This audio was created using Microsoft Azure Speech Services
// The thought of being on the receiving end of a demand response effort is scary to many customers. Wiser helps make it more attractive.
Implementing a demand response program involving residential customers means that somebody has to adjust the thermostat in an individual home or apartment. Usually that means turning up the thermostat controlling the air conditioning, or turning it off entirely for some period of time. Historically that somebody has been the homeowner, but in most areas, too few have been proactive enough to have a significant effect on demand. But new technologies allow the local utility to reach into the home to do it as well. Is it a shock to suggest that many homeowners find that a little scary?
While electric power has long been one of those things we take for granted, over recent years there are many more environmental concerns and consumers are beginning to realize the distribution grid is heavily stressed during peak demand times. If you’re a technology geek, maybe you’ve gone to your local big-box home center and purchased a programmable thermostat and tried to figure how to make it follow your living habits. Given the complexity of those typical DIY products, you’ve probably given up in frustration.
Schneider Electric’s Wiser solution is changing the overall approach to help utilities engage with customers deeply enough to create willing participants in efforts to manage demand. The idea that there has to be a direct connection from control center to customer suggests that a utility can reach through the meter into an individual residence. Jason Lien says that we need to look at this equation from the customer’s end and perhaps reverse that proposition making it customer to control center.
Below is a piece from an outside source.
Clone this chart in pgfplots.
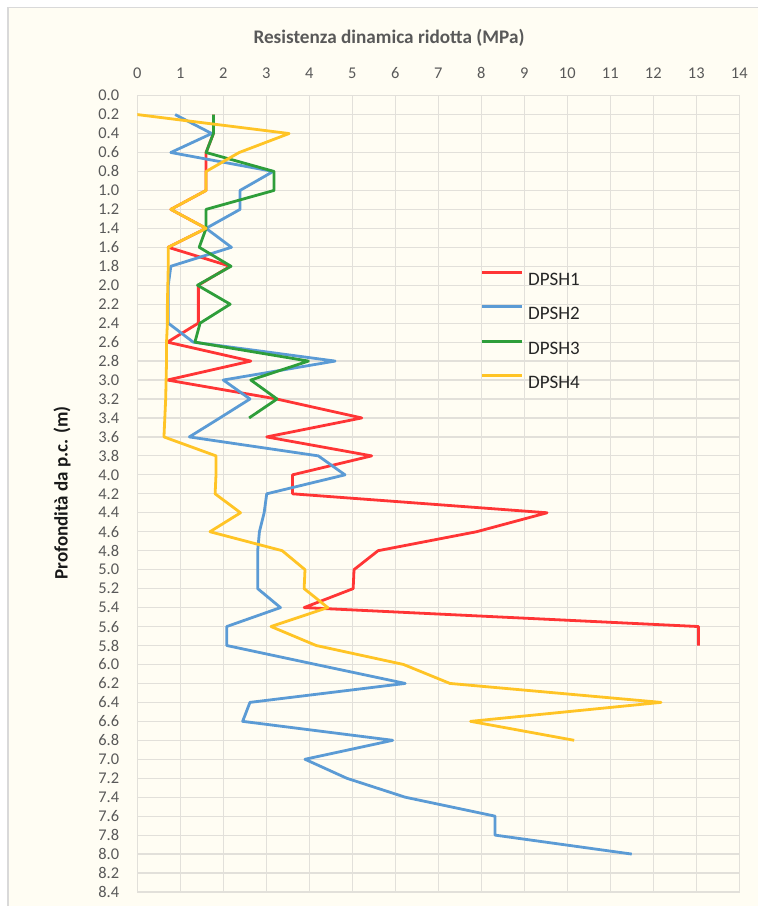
\documentclass[border=0pt]{standalone}
\usepackage{fontspec}
\setmainfont{Carlito}
\usepackage{pgfplots}
\pgfplotsset{compat=1.18}
\usepackage{pgfplotstable}
\definecolor{cream}{HTML}{FFFDF3}
\definecolor{gridc}{HTML}{E2E0DA}
\definecolor{txt}{HTML}{595959}
\definecolor{cRed}{HTML}{FF3535}
\definecolor{cBlue}{HTML}{5B9BD5}
\definecolor{cGreen}{HTML}{2E9E3A}
\definecolor{cYellow}{HTML}{FFC425}

\pgfplotstableread{
depth val
0.2 1.77
0.4 1.77
0.6 1.6
0.8 1.6
1.0 1.6
1.2 0.78
1.4 1.6
1.6 0.72
1.8 2.16
2.0 1.42
2.2 1.42
2.4 1.42
2.6 0.70
2.8 2.64
3.0 0.70
3.2 3.24
3.4 5.22
3.6 3.01
3.8 5.45
4.0 3.61
4.2 3.61
4.4 9.53
4.6 7.89
4.8 5.6
5.0 5.04
5.2 5.02
5.4 3.88
5.6 13.05
5.8 13.05
}\dpshA

\pgfplotstableread{
depth val
0.2 0.88
0.4 1.73
0.6 0.78
0.8 3.16
1.0 2.39
1.2 2.39
1.4 1.6
1.6 2.19
1.8 0.78
2.0 0.72
2.2 0.72
2.4 0.72
2.6 1.3
2.8 4.6
3.0 2.0
3.2 2.62
3.4 1.92
3.6 1.21
3.8 4.21
4.0 4.83
4.2 3.01
4.4 2.95
4.6 2.84
4.8 2.80
5.0 2.80
5.2 2.80
5.4 3.33
5.6 2.08
5.8 2.08
6.0 4.15
6.2 6.23
6.4 2.62
6.6 2.45
6.8 5.94
7.0 3.9
7.2 4.87
7.4 6.23
7.6 8.32
7.8 8.32
8.0 11.5
}\dpshB

\pgfplotstableread{
depth val
0.2 1.77
0.4 1.77
0.6 1.6
0.8 3.18
1.0 3.18
1.2 1.6
1.4 1.6
1.6 1.44
1.8 2.18
2.0 1.40
2.2 2.16
2.4 1.46
2.6 1.34
2.8 3.98
3.0 2.64
3.2 3.25
3.4 2.6
}\dpshC

\pgfplotstableread{
depth val
0.2 0.0
0.4 3.53
0.6 2.37
0.8 1.6
1.0 1.6
1.2 0.78
1.4 1.6
1.6 0.72
1.8 0.72
2.0 0.71
2.2 0.70
2.4 0.70
2.6 0.68
2.8 0.68
3.0 0.67
3.2 0.66
3.4 0.64
3.6 0.62
3.8 1.83
4.0 1.83
4.2 1.81
4.4 2.4
4.6 1.69
4.8 3.37
5.0 3.9
5.2 3.88
5.4 4.43
5.6 3.11
5.8 4.16
6.0 6.19
6.2 7.27
6.4 12.18
6.6 7.75
6.8 10.16
}\dpshD

\begin{document}
\begin{tikzpicture}[x=1pt,y=1pt]
\path[use as bounding box] (-68.65,-7) rectangle (309.85,446);
\fill[white] (-68.65,-7) rectangle (309.85,446);
\draw[fill=cream, draw=gray!30, line width=0.6pt] (-64.65,-20) rectangle (330,442.35);
\begin{axis}[
  at={(0pt,0pt)}, anchor=south west,
  scale only axis, width=301pt, height=398.2pt,
  xmin=0, xmax=14, ymin=0, ymax=8.4,
  y dir=reverse,
  xtick={0,1,...,14},
  ytick={0,0.2,0.4,0.6,0.8,1.0,1.2,1.4,1.6,1.8,2.0,2.2,2.4,2.6,2.8,3.0,3.2,3.4,3.6,3.8,4.0,4.2,4.4,4.6,4.8,5.0,5.2,5.4,5.6,5.8,6.0,6.2,6.4,6.6,6.8,7.0,7.2,7.4,7.6,7.8,8.0,8.2,8.4},
  grid=major,
  major grid style={draw=gridc, line width=0.6pt},
  axis line style={draw=gridc, line width=0.6pt},
  major tick length=0pt,
  xticklabel pos=right,
  /pgf/number format/assume math mode=true,
  ticklabel style={font=\fontsize{8.2}{9.8}\selectfont, text=txt, inner sep=0pt},
  xticklabel style={/pgf/number format/.cd, fixed, precision=0},
  yticklabel style={/pgf/number format/.cd, fixed, fixed zerofill, precision=1},
  xticklabel shift=8.35pt,
  yticklabel shift=8.9pt,
  legend style={draw=none, fill=none, at={(0.5704,0.7805)}, anchor=north west,
    inner sep=0pt, row sep=10.1pt, column sep=2.15pt,
    font=\fontsize{9.5}{11}\selectfont, text=black!85,
    nodes={inner sep=0pt, text height=6.5pt, text depth=0pt}},
  legend cell align=left,
  legend image code/.code={\draw[#1] (0pt,3.2pt) -- (20pt,3.2pt);},
  every axis plot/.append style={line width=1.4pt, line join=round},
]
\addplot[cRed] table[x=val, y=depth] {\dpshA};
\addlegendentry{DPSH1}
\addplot[cBlue] table[x=val, y=depth] {\dpshB};
\addlegendentry{DPSH2}
\addplot[cGreen] table[x=val, y=depth] {\dpshC};
\addlegendentry{DPSH3}
\addplot[cYellow] table[x=val, y=depth] {\dpshD};
\addlegendentry{DPSH4}
\end{axis}
\node[font=\bfseries\fontsize{9.6}{11}\selectfont, text=txt] at (125.85,427) {Resistenza dinamica ridotta (MPa)};
\node[font=\bfseries\fontsize{9.5}{11}\selectfont, text=black!90, rotate=90] at (-37.65,199.5) {Profondità da p.c. (m)};
\end{tikzpicture}
\end{document}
The ultimate objective for a utility would be to have engaged customers that are aware of how power is generated and consumed. Customers with that kind of awareness can be told when demand is spiking and they will be willing to make an effort to alleviate the situation of their own volition. A community of people like that would have efficient, reliable electrical supply and at the lowest cost.
In the interview, Lien talks about how Wiser helps create that kind of relationship by providing demand management and energy efficiency solutions that are engaging, informative, and easy to use. As a first step, utilities often simply give a smart thermostat to individual residential customers. Users download a simple but informative interface and soon discover that they can use it to control their consumption patterns proactively to save money in addition to working with the utility in peak demand situations. The value proposition is bi-directional, which is a completely different relationship between customer and utility.
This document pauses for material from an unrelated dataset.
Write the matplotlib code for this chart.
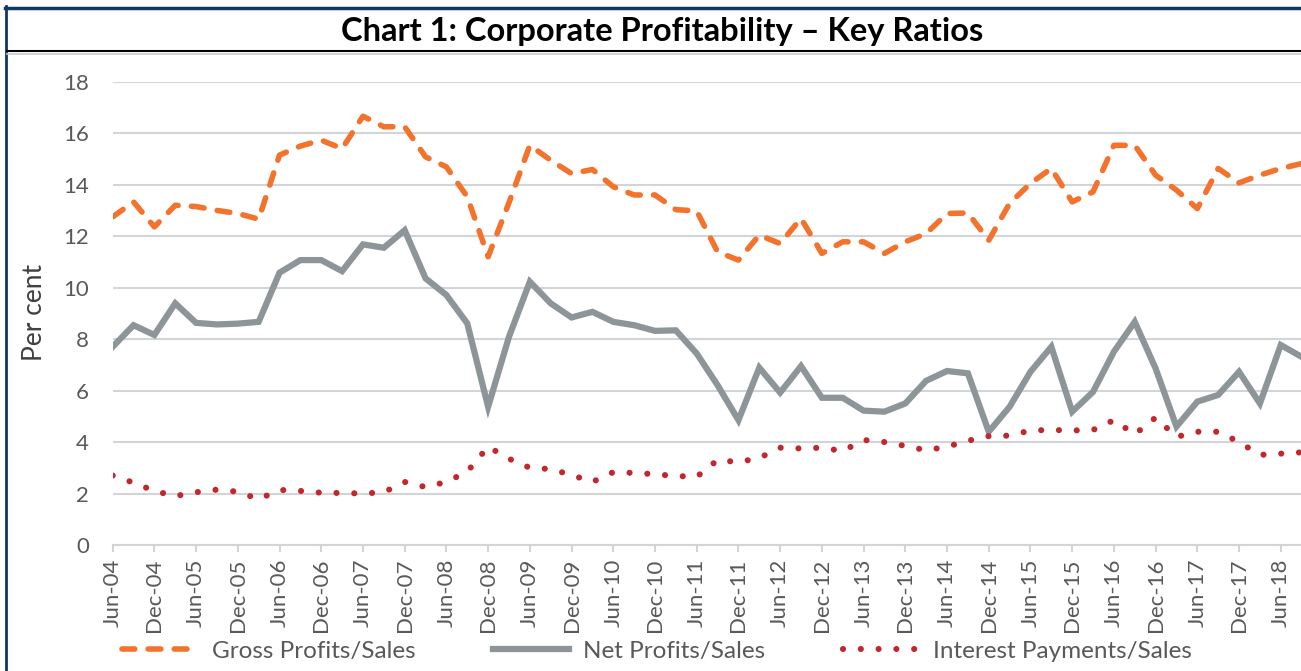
import matplotlib.pyplot as plt
from matplotlib.lines import Line2D

# quarterly ratios, Jun-04 .. Sep-18 (per cent)
gross_profits = [12.75, 13.33, 12.36, 13.2, 13.15, 13.0, 12.88, 12.66, 15.15, 15.5,
                 15.73, 15.4, 16.66, 16.25, 16.25, 15.08, 14.69, 13.53, 11.2, 13.3,
                 15.53, 14.95, 14.43, 14.59, 13.92, 13.6, 13.6, 13.03, 12.98, 11.39,
                 11.07, 12.04, 11.71, 12.69, 11.33, 11.78, 11.78, 11.33, 11.78, 12.1,
                 12.88, 12.9, 11.84, 13.27, 14.05, 14.63, 13.33, 13.72, 15.53, 15.53,
                 14.37, 13.79, 13.07, 14.63, 14.07, 14.37, 14.63, 14.82]
net_profits = [7.7, 8.54, 8.16, 9.39, 8.63, 8.57, 8.6, 8.67, 10.58, 11.07,
               11.07, 10.64, 11.68, 11.55, 12.23, 10.36, 9.71, 8.61, 5.37, 8.09,
               10.23, 9.39, 8.84, 9.06, 8.67, 8.54, 8.32, 8.34, 7.44, 6.21,
               4.85, 6.89, 5.92, 6.95, 5.72, 5.72, 5.22, 5.18, 5.5, 6.38,
               6.76, 6.67, 4.4, 5.37, 6.73, 7.7, 5.18, 5.95, 7.51, 8.67,
               6.86, 4.6, 5.57, 5.83, 6.73, 5.5, 7.77, 7.31]
interest_payments = [2.7, 2.42, 2.1, 1.9, 2.05, 2.15, 2.07, 1.78, 2.14, 2.1,
                     2.03, 2.02, 2.0, 2.05, 2.45, 2.25, 2.45, 2.85, 3.82, 3.35,
                     3.0, 2.95, 2.72, 2.45, 2.83, 2.8, 2.75, 2.68, 2.65, 3.3,
                     3.22, 3.38, 3.78, 3.75, 3.78, 3.65, 4.08, 4.0, 3.85, 3.68,
                     3.82, 4.05, 4.23, 4.25, 4.45, 4.47, 4.45, 4.47, 4.85, 4.3,
                     4.95, 4.2, 4.4, 4.4, 4.0, 3.5, 3.55, 3.6]

years = ["04", "05", "06", "07", "08", "09", "10", "11", "12", "13", "14", "15", "16", "17", "18"]
tick_labels = [f"{m}-{y}" for y in years for m in ("Jun", "Dec")][:-1]

ORANGE = "#F4732C"
GREY = "#8E9599"
RED = "#C1272D"
GRID = "#D2D5D8"
TEXT = "#595959"

plt.rcParams["font.family"] = ["Lato", "DejaVu Sans"]

fig = plt.figure(figsize=(13.01, 6.71), dpi=100)
ax = fig.add_axes([0.0866, 0.1878, 0.9134, 0.6904])

x = list(range(len(gross_profits)))
ax.plot(x, gross_profits, color=ORANGE, lw=4, linestyle=(0, (2.3, 2.4)),
        dash_capstyle="round", label="Gross Profits/Sales", zorder=3)
ax.plot(x, net_profits, color=GREY, lw=4.5, solid_joinstyle="miter",
        label="Net Profits/Sales", zorder=3)
ax.plot(x, interest_payments, color=RED, lw=4.4, linestyle=(0, (0.01, 2.9)),
        dash_capstyle="round", label="Interest Payments/Sales", zorder=3)

ax.set_xlim(0, 56.97)
ax.set_ylim(0, 18)
ax.set_yticks(range(0, 19, 2))
ax.set_xticks(range(0, 57, 2))
ax.set_xticklabels(tick_labels, rotation=90)
ax.grid(axis="y", color=GRID, lw=1.5)
ax.set_axisbelow(True)
for side in ("top", "right", "left"):
    ax.spines[side].set_visible(False)
ax.spines["bottom"].set_color(GRID)
ax.spines["bottom"].set_linewidth(1.5)
ax.tick_params(axis="y", length=0, pad=17, labelsize=16, labelcolor=TEXT)
ax.tick_params(axis="x", length=5, width=1.5, color=GRID, pad=5,
               labelsize=16, labelcolor=TEXT)

fig.text(35 / 1301, 1 - 312 / 671, "Per cent", rotation=90, ha="center",
         va="center", fontsize=19, color="#404040")

fig.text(662 / 1301, 1 - 32 / 671, "Chart 1: Corporate Profitability \u2013 Key Ratios",
         ha="center", va="center", fontsize=23.5, fontweight="bold", color="black")

fig.legend(loc="center", bbox_to_anchor=(657 / 1301, 1 - 651 / 671), ncol=3,
           frameon=False, fontsize=17.5, labelcolor=TEXT, handlelength=3.1,
           handletextpad=0.6, columnspacing=3.2)

# frame decoration
fig.add_artist(Line2D([5 / 1301, 1], [1 - 7.5 / 671] * 2, color="#0E3A62", lw=2.5))
fig.add_artist(Line2D([6 / 1301] * 2, [0, 1 - 6 / 671], color="#0E3A62", lw=2))
fig.add_artist(Line2D([7 / 1301, 1], [1 - 51 / 671] * 2, color="black", lw=1.5))
fig.add_artist(Line2D([7 / 1301, 1], [1 - 53.5 / 671] * 2, color="#C8CBCE", lw=1.2))

fig.savefig("out.png", dpi=100)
But the answer is not entirely technical. Lien reminds utilities that they have to send the right message to customers, not just deliver a box. The message that goes with the free thermostat and smartphone app is critical, and that message has to be reinforced through the interface every time the user looks at it. Wiser helps make that message clear through the information on the thermostat and the mobile apps. Users understand their part in the relationship and how they can save money. That isn’t scary at all.